Following the aftermath of the recent riots in England, the attention has turned to a number of topics including the causes and the solutions to prevent such widespread trouble happening again.

But there is also a focus on the police and the action, or lack of, they undertook during the week of unrest on the streets.

Home Secretary Theresa May has been having her say on the issue and addressed officers in London last week.

May made it clear that she believed the police response to the initial trouble was not enough, which resulted in greater numbers being deployed to restore order. The greater police numbers also had to be supplemented with a tougher arrests policy and earlier intervention to disperse crowds.

In response to this, May has asked Sir Denis O’Connor, Chief Inspector of the Constabulary, to provide clearer information to forces about the size of deployments, the need for mutual aid, pre-emptive action, public order tactics, the number of officers trained in public order policing and an appropriate arrests policy.

Her Majesty’s Inspectorate of Constabulary (HMIC) have been reviewing public order policing since 2009 and their last report, published earlier this year, stated that we were in a new era of public order policing – faster moving and more unpredictable.
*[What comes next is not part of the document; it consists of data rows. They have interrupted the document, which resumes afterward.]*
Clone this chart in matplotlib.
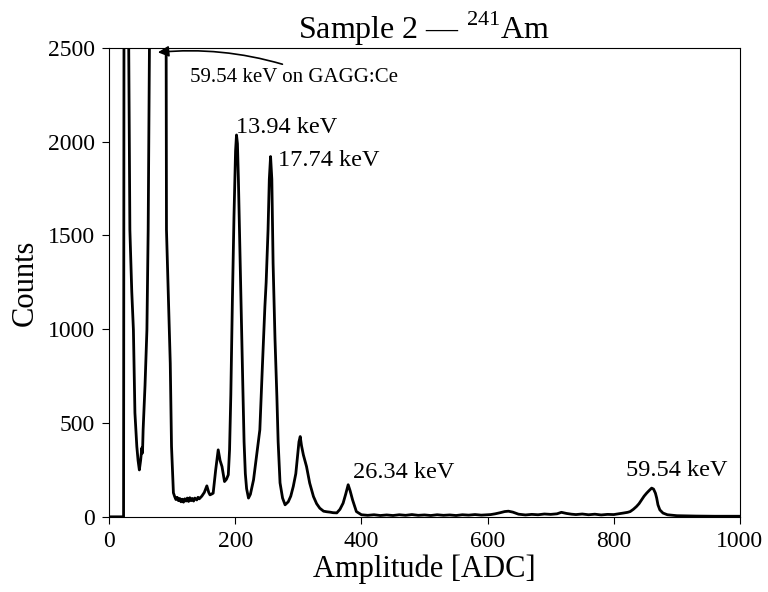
import matplotlib
matplotlib.use("Agg")
import matplotlib.pyplot as plt

plt.rcParams['font.family'] = ['Liberation Serif', 'DejaVu Serif']
plt.rcParams['mathtext.fontset'] = 'custom'
plt.rcParams['mathtext.rm'] = 'Liberation Serif'

# spectrum: (amplitude [ADC], counts); >2500 is off-scale
low_region = [(0, 0), (23, 0), (24, 4000), (27, 4500), (31, 2600), (33, 1530), (36, 1200),
              (38.6, 997), (41, 554), (44, 375), (46, 300), (48, 250), (50, 300), (52, 368),
              (53, 340), (54, 464), (57, 700), (60, 997), (62, 1530), (64, 2500), (70, 4000),
              (80, 5000), (89, 3000), (90.5, 2500), (91, 1530), (94, 1174), (97, 819),
              (99, 375), (102, 128), (104, 108), (106, 92), (108, 104), (110, 86), (112, 98),
              (114, 80), (116, 94), (118, 78), (120, 96), (122, 84), (124, 100), (126, 82),
              (128, 102), (130, 86), (132, 98), (134, 84), (136, 100), (139, 90), (141, 104),
              (143, 96), (147, 110), (151, 130), (155, 165), (158, 130), (160, 117),
              (163, 122), (165, 126), (169, 250), (173, 357), (176, 300), (179, 268),
              (183, 188), (186, 200), (189, 224)]
xray_region = [(191, 357), (193, 650), (195.5, 1157), (198, 1600), (200.5, 1950), (202, 2036),
               (203.5, 1990), (205, 1800), (207, 1480), (209.5, 1100), (212, 700), (214, 400),
               (216, 230), (218, 150), (221, 100), (224, 120), (229, 197), (234, 330),
               (239, 464), (243, 800), (247, 1121), (249, 1250), (252, 1530), (254, 1800),
               (256, 1921), (258, 1800), (260, 1352), (263, 950), (266, 641), (268, 400),
               (271, 181), (275, 100), (279, 64), (284, 80), (288, 110), (292, 162),
               (296, 230), (299, 330), (301, 400), (303, 428), (305, 380), (308, 330),
               (313, 268), (318, 180), (324, 108), (329, 70), (334, 46), (340, 30), (345, 27),
               (350, 25), (355, 22), (361, 21), (366, 40), (371, 73), (375, 120), (379, 171),
               (382, 140), (386, 90), (392, 28), (400, 11)]
high_region = [(410, 8), (420, 11), (430, 7), (440, 10), (450, 7), (460, 11), (470, 8),
               (480, 12), (490, 8), (500, 10), (510, 7), (520, 11), (530, 8), (540, 10),
               (550, 7), (560, 11), (570, 9), (580, 12), (590, 9), (605, 12), (612, 16),
               (620, 22), (627, 28), (633, 30), (640, 25), (649, 14), (660, 10), (670, 13),
               (680, 11), (690, 15), (700, 13), (710, 16), (717, 24), (725, 18), (733, 14),
               (740, 12), (750, 15), (760, 11), (770, 14), (780, 10), (790, 13), (800, 12),
               (808, 16), (815, 20), (822, 24), (826, 28), (831, 40), (836, 55), (840, 70),
               (844, 90), (848, 110), (852, 126), (856, 140), (860, 153), (863, 148),
               (866, 126), (868, 100), (870, 64), (873, 37), (878, 20), (885, 11), (900, 6),
               (915, 5), (930, 4), (960, 3), (1000, 3)]

peak_labels = ["13.94 keV", "17.74 keV", "26.34 keV", "59.54 keV"]
label_x = [201, 268, 387, 820]
label_y = [2045, 1868, 208, 215]

spectrum = low_region + xray_region + high_region
amplitude = [p[0] for p in spectrum]
counts = [p[1] for p in spectrum]

fig = plt.figure(figsize=(7.68, 5.92), dpi=100)
ax = fig.add_axes([0.142, 0.127, 0.8215, 0.792])

ax.plot(amplitude, counts, color='black', lw=2.0)

for txt, x, y in zip(peak_labels, label_x, label_y):
    ax.text(x, y, txt, fontsize=17.5, ha='left', va='baseline')

# GAGG:Ce line pointer
ax.annotate('', xy=(73, 2475), xytext=(279, 2409),
            arrowprops=dict(arrowstyle='-|>', connectionstyle='arc3,rad=0.1',
                            color='black', lw=1.2, mutation_scale=16))
ax.text(129, 2345, "59.54 keV on GAGG:Ce", fontsize=15, ha='left', va='center')

ax.set_xlim(0, 1000)
ax.set_ylim(0, 2500)
ax.set_xticks([0, 200, 400, 600, 800, 1000])
ax.set_yticks([0, 500, 1000, 1500, 2000, 2500])
ax.tick_params(labelsize=17, direction='out', length=5, pad=5)

ax.set_xlabel("Amplitude [ADC]", fontsize=22, labelpad=2)
ax.set_ylabel("Counts", fontsize=22, labelpad=6)
ax.set_title("Sample 2 — $^{241}$Am", fontsize=23, pad=4)

fig.savefig("out.png", dpi=100)
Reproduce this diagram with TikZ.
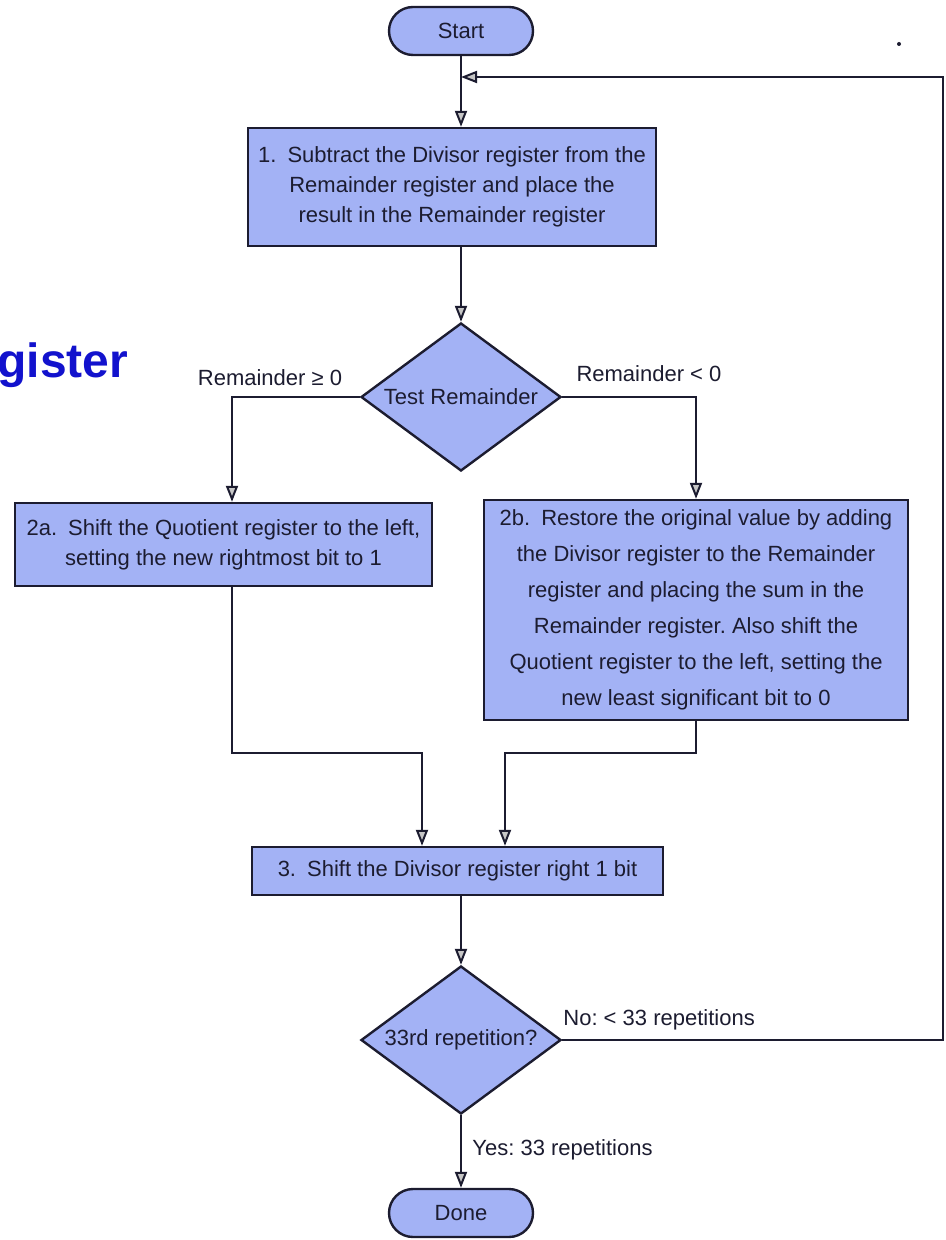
\documentclass[tikz,border=0pt]{standalone}
\usepackage{fontspec}
\setmainfont{Liberation Sans}
\usetikzlibrary{arrows.meta,shapes.geometric,shapes.misc,calc}
\definecolor{boxfill}{RGB}{163,178,245}
\definecolor{ink}{RGB}{28,28,48}
\definecolor{titleblue}{RGB}{18,18,205}
\frenchspacing
\begin{document}
\begin{tikzpicture}[x=0.5pt,y=-0.5pt,
  txt/.style={font=\fontsize{11}{15}\selectfont, text=ink},
  stepbox/.style={draw=ink, line width=1.2pt, fill=boxfill, rectangle, inner sep=0pt, align=center, txt},
  terminal/.style={draw=ink, line width=1.2pt, fill=boxfill, rounded rectangle, inner sep=0pt, minimum width=72pt, minimum height=24pt, txt},
  decision/.style={draw=ink, line width=1.2pt, fill=boxfill, diamond, aspect=1.35, inner sep=0pt, minimum width=100pt, minimum height=74pt, txt},
  flow/.style={draw=ink, line width=1pt},
  arr/.style={flow, -{Triangle[length=8pt,width=6pt,fill=gray!45]}},
  lbl/.style={txt, inner sep=0pt}]
\fill[white] (0,0) rectangle (946,1240);
\useasboundingbox (0,0) rectangle (946,1240);

% heading fragment at the left edge
\node[anchor=base west, inner sep=0pt, font=\fontsize{24}{28}\selectfont\bfseries, text=titleblue] (title) at (-3,378) {gister};
\fill[ink] (899,44) circle (2);

% flowchart nodes
\node[terminal] (start) at (461,31) {Start};
\node[stepbox, minimum width=204pt, minimum height=59pt] (box1) at (452,187)
  {1.\enspace Subtract the Divisor register from the\\Remainder register and place the\\result in the Remainder register};
\node[decision] (d1) at (461,397) {Test Remainder};
\node[stepbox, minimum width=208.5pt, minimum height=41.5pt] (box2a) at (223.5,544.5)
  {2a.\enspace Shift the Quotient register to the left,\\setting the new rightmost bit to 1};
\node[stepbox, minimum width=212pt, minimum height=110pt, font=\fontsize{11}{18}\selectfont] (box2b) at (696,610)
  {2b.\enspace Restore the original value by adding\\the Divisor register to the Remainder\\register and placing the sum in the\\Remainder register. Also shift the\\Quotient register to the left, setting the\\new least significant bit to 0};
\node[stepbox, minimum width=205.5pt, minimum height=24pt] (box3) at (457.5,871)
  {3.\enspace Shift the Divisor register right 1 bit};
\node[decision] (d2) at (461,1040) {33rd repetition?};
\node[terminal] (done) at (461,1213) {Done};

% branch labels
\node[lbl] (lge) at (270,378) {Remainder ≥ 0};
\node[lbl] (llt) at (649,374) {Remainder < 0};
\node[lbl, anchor=west] (lno) at (563,1020) {No: < 33 repetitions};
\node[lbl, anchor=west] (lyes) at (472,1150) {Yes: 33 repetitions};

% helper points
\coordinate (rtop) at (943,77);
\coordinate (join) at (461,77);
\coordinate (m2a) at ($(box2a.north)+(8.5,0)$);
\coordinate (in3a) at ($(box3.north)+(-35.5,0)$);
\coordinate (in3b) at ($(box3.north)+(47.5,0)$);
\coordinate (mergeY) at (0,753);

% connectors
\draw[arr] (start.south) -- (start.south |- box1.north);
\draw[arr] (d1.north |- box1.south) -- (d1.north);
\draw[arr] (d1.west) -| (m2a);
\draw[arr] (d1.east) -| (box2b.north);
\draw[arr] (m2a |- box2a.south) -- (m2a |- mergeY) -| (in3a);
\draw[arr] (box2b.south) -- (box2b.south |- mergeY) -| (in3b);
\draw[arr] (d2.north |- box3.south) -- (d2.north);
\draw[arr] (d2.south) -- (done.north);
\draw[arr] (d2.east) -| (rtop) -- (join);
\end{tikzpicture}
\end{document}
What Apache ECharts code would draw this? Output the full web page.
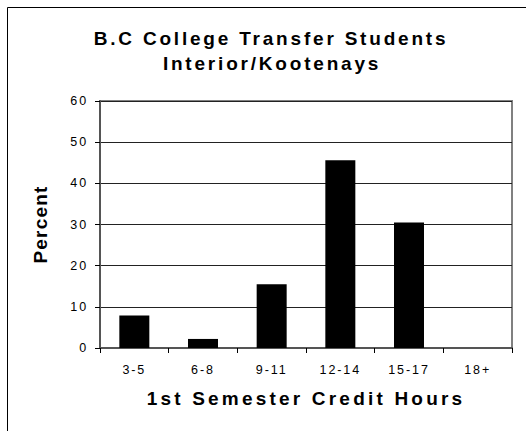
<!DOCTYPE html>
<html>
<head>
<meta charset="utf-8">
<script src="https://cdn.jsdelivr.net/npm/echarts@6/dist/echarts.min.js"></script>
<style>html,body{margin:0;padding:0;background:#fff}#c{width:526px;height:431px}</style>
</head>
<body>
<div id="c"></div>
<script>
const categories = ['3-5', '6-8', '9-11', '12-14', '15-17', '18+'];
const percentValues = [7.9, 2.2, 15.5, 45.6, 30.5, 0];
const yTicks = [0, 10, 20, 30, 40, 50, 60];
const titleLines = ['B.C College Transfer Students', 'Interior/Kootenays'];
const xAxisTitle = '1st Semester Credit Hours';
const yAxisTitle = 'Percent';

const FONT = 'Liberation Sans, Arial, sans-serif';
const bigText = {fontFamily: FONT, fontWeight: 'bold', fontSize: 19, color: '#000'};

const chart = echarts.init(document.getElementById('c'), null, {renderer: 'svg'});
chart.setOption({
  animation: false,
  backgroundColor: '#fff',
  graphic: [{
    type: 'rect', shape: {x: 7.5, y: 7.5, width: 600, height: 600},
    style: {fill: 'none', stroke: '#000', lineWidth: 1}, z: -1
  }],
  title: [
    {text: titleLines[0], left: 271, top: 29, textAlign: 'center', padding: 0, textStyle: bigText},
    {text: titleLines[1], left: 272, top: 54, textAlign: 'center', padding: 0, textStyle: bigText}
  ],
  grid: {left: 100, right: 14, top: 101, bottom: 83, show: true, borderColor: '#808080', borderWidth: 2},
  xAxis: {
    type: 'category', data: categories, boundaryGap: true,
    name: xAxisTitle, nameLocation: 'middle', nameGap: 41,
    nameTextStyle: bigText,
    axisLine: {lineStyle: {color: '#555', width: 2}},
    axisTick: {show: true, length: 5, lineStyle: {color: '#000'}},
    axisLabel: {fontFamily: FONT, fontSize: 12.5, color: '#000', margin: 15}
  },
  yAxis: {
    type: 'value', min: 0, max: 60, interval: 10,
    name: yAxisTitle, nameLocation: 'middle', nameGap: 50,
    nameTextStyle: bigText,
    axisLine: {show: true, lineStyle: {color: '#555', width: 2}},
    axisTick: {show: true, length: 5, lineStyle: {color: '#000'}},
    axisLabel: {fontFamily: FONT, fontSize: 12.5, color: '#000', margin: 12,
      formatter: v => yTicks.includes(v) ? String(v) : ''},
    splitLine: {show: true, lineStyle: {color: '#222', width: 1}}
  },
  series: [{
    type: 'bar', data: percentValues, barWidth: 30,
    itemStyle: {color: '#000'}
  }]
});

function applySpacing() {
  document.querySelectorAll('#c svg text').forEach(t => {
    const s = t.textContent;
    let sp = 1.9;
    if (s === titleLines[0] || s === titleLines[1]) sp = 2.8;
    else if (s === xAxisTitle) sp = 3.2;
    else if (s === yAxisTitle) sp = 1.2;
    t.setAttribute('letter-spacing', sp + 'px');
    t.style.letterSpacing = sp + 'px';
  });
}
chart.on('finished', applySpacing);
applySpacing();
setTimeout(applySpacing, 0);
setTimeout(applySpacing, 50);
</script>
</body>
</html>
Police tactics need to adapt to keep pace.

The police will be given new powers, including new gang injunctions for young people and the right for police to remove face coverings. New curfew powers are also under consideration. Under existing laws, there is no power to impose a general curfew in a particular area. Whilst curfew conditions can be placed on some offenders as part of their ASBO, criminal sentence or bail conditions, there are only limited powers to impose them on somebody under the age of sixteen.

While there is a feeling by some that the police were slow in their response, others believe that they did not over-react. The option to using baton rounds and water cannons was not taken and by working with the local communities, the police were able to restore order. Using such harsh methods against young people could have further alienated the police from the communities they serve."

As with 9/11 and 7/7 and their resulting aftermath, we need to ensure that these riots are not used to introduce anti civil liberties measures through the backdoor. When the Home Secretary chaired Cobra last week, she asked that the CPS reinforce that prosecutors can and should request, in the public interest, that the courts lift the anonymity of young offenders once they had been found guilty. This could mean first time young offenders being demonised for life and effectively kill off any employment chances and opportunities that may have been open to them.

There are certain measures which have been taken in the name of improved police efficiency to cut bureaucracy which may have an adverse impact on the BME communities and may impact negatively on civil liberties. One example is the scrapping of the stop form and the scaling back of the stop and search form. This has saved up to 800,000 police hours per year but the real impact of this on civil liberties has yet to be evaluated. Another example is that police discretion has been restored over charging decisions, saving up to 50,000 hours per year, but what impact has this had on the way that BME communities are treated – is the discretion being applied fairly?

The overall aim and ambition is to help the police deal more effectively with outbreaks of disorder in the future and to deliver a more efficient and effective police service. But it is important to ensure that our hard won civil liberties are protected. The implications of these new measures on civil liberties, and how these new measures are applied to the Black community, needs to be kept under close review and their impact evaluated.